The software and accounts used in this blog:

TLDR: If you already have all these and are ready to rock-and-roll, these 6 commands are all you need:

$ git clone github.com/kermat/aws-multiaz-drbd-example
$ cd aws-multiaz-drbd-example
$ terraform init
$ terraform apply
$ for n in $(grep -o 172\.16\.10[0-9]*\.[0-9]* hosts.ini); do ansible -a uptime $n; done
$ ansible-playbook drbd.yaml

Otherwise, a few quick notes on the tools and accounts mentioned above before we dive in.

AWS IAM Account

It’s always a good practice to use IAM accounts with limited access to AWS instead of your root AWS account. For this blog post, you could get away with adding an IAM user with “access key only” access (no passwords). The limited IAM account should be added to a new (or existing) group that has only the AmazonEC2FullAccess role applied. You must also add an SSH key pair that you will use to access and configure the infrastructure created. Create your keypair in the us-west-2 region and name it “aws-keypair” (or be prepared to change that in my example code that follows).

AWS Command Line

After you install the AWS command line utility for your operating system, you should be able to run the `aws configure` sub command from a terminal to set up your profile using the access key and secret access key from your AWS IAM account. You will be asked to set the default region for your account. Use us-west-2 since the SSH key-pair generated earlier is specific to this region, and the Ubuntu Amazon Machine Image (AMI) used in my example code is also specific to that region (or be prepared to set the AMI accordingly).

Terraform

Terraform is an open-source infrastructure as code (IaC) tool. It allows users to create their cloud infrastructure through plugins known as providers. Users define their infrastructure in declarative configuration files that specify the infrastructure’s final state.

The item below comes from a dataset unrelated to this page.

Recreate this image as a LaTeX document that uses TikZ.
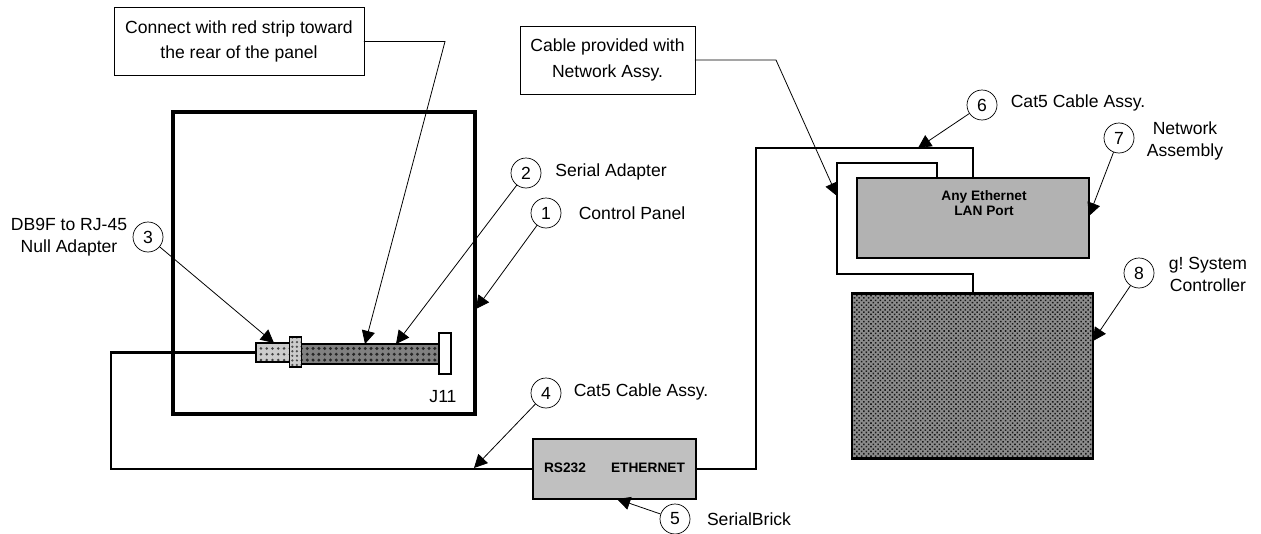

Terraform’s AWS provider will use your default AWS CLI profile by default. It’s possible to use multiple accounts for the AWS CLI and therefore Terraform, but for this blog post, we’ll assume you’ve set up the IAM created above as your default.

Ansible

Ansible is one of the most popular configuration management tools available today. Ansible configurations are referred to as playbooks, and are written in YAML. The machine doing the configuration is referred to as the “control node”. In this blog, that is your workstation, and the nodes or “groups” of nodes that Ansible will manage are listed in an inventory file. The inventory in file in this blog post will be written for us by Terraform. Ansible needs only SSH access to the nodes it will manage, making it an “agentless” configuration tool that doesn’t need any special tools installed during the bootstrapping of our AWS instances.

Review and Deploy the IaC

Now, we can dive into deployment and configuration details of our DRBD cluster. I’ve put all the Terraform and Ansible code in a Github repository that you can clone locally.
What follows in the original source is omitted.